New Jersey still mandates attendants at gas stations to fill your car. It’s a trivial yet tiresome rule – people should have a choice to pump their own gas, since it’s quicker. But recently, watching the attendant as the register ticked up past $80, I nearly jumped out and gave him a high five. Clients of SL Advisors are benefiting from White House energy policies.
We hold a minority view. Presidents have less control over oil prices than voters think, although Biden could claim some credit for the energy sector’s resurgence if he wanted to.
The White House thinks US energy companies are being abstruse in failing to respond to higher prices by increasing production. They must have advisers that understand why the sector is apparently denying itself even greater profitability, but their public comments and policies don’t reflect this.
Crude oil is in backwardation, meaning that the futures strip is downward sloping. Spot oil prices get the attention because they drive what voters pay at the pump. Production decisions are based on what produced oil and gas can be sold for over the next few years. As with almost any business, capital has to be invested up front with the expectation of a future return. If the curve was upwards sloping (contango), that would allow drillers to sell forward production at prices higher than today’s, creating the additional supply the Administration wants. It’s been in backwardation for the past year, and Russia’s invasion exacerbated this – meaning the effect on prices was more pronounced on the front month futures that impact gasoline prices than it was on the rest of the strip which drives investment decisions.
Moreover, oil companies can’t suddenly turn on a spigot. The list of reasons why current output hasn’t responded to prices as much as it might have five years ago includes (1) financial discipline, (2) White House long term anti-fossil fuel policies, (3) ESG opposition, (4) an increasingly capricious regulatory and judicial process for proposed and completed infrastructure projects, and (5) service provider inflation.
If you assume an oil well could be brought online in a year and produce equal volumes over the next four years, forward production could be hedged at $80, versus the June futures price of $101. Although futures prices are poor predictors, an E&P company that produces without hedging is just speculating on future oil prices. Investors can do that themselves with crude futures, so there’s little value added for the E&P company to do so themselves.

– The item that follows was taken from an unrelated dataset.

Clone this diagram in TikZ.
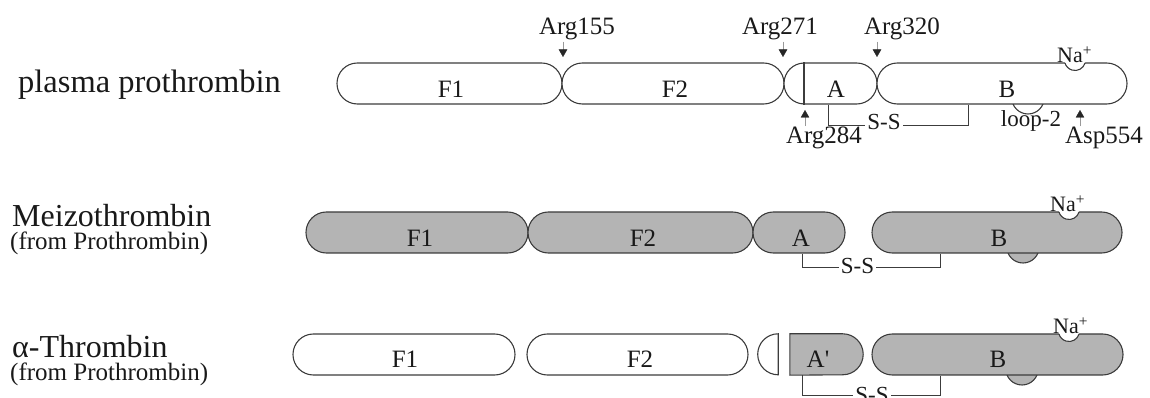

The SPR release of 1 Million Barrels per Day (MMB/D) over six months is an understandable political reaction, but isn’t likely to alter prices much, because it’s temporary. At about 1% of global demand, it will reduce our SPR to 345 million barrels, 48% of capacity and the lowest since 1983. Reducing crude in storage will increase our vulnerability to supply shocks from a hurricane for example. And depending on the compatibility between the grades of crude released and domestic refining infrastructure, these extra barrels may wind up being exported.
Goldman Sachs thinks use of the SPR in this way exposes the market to greater turmoil in the event of a further supply disruption from Russia.
For energy investors, it’s probably net positive. The economics of investing in new production are modestly worse than before the announced SPR release. But it doesn’t represent new supply, and the brief drop in prices delays the demand destruction that many analysts believe is the only way to balance the market. CEOs understand that the White House’s desire to increase supply is ephemeral and related to the mid-terms. The Administration will regain its former hostility to traditional energy just as soon as they can get gasoline prices off the news headlines.
Concrete steps to streamline the regulatory process and eliminate much of the uncertainty around infrastructure projects could induce some companies to invest more in future production. This is the area to watch for signs that pragmatism is informing the government’s energy policies.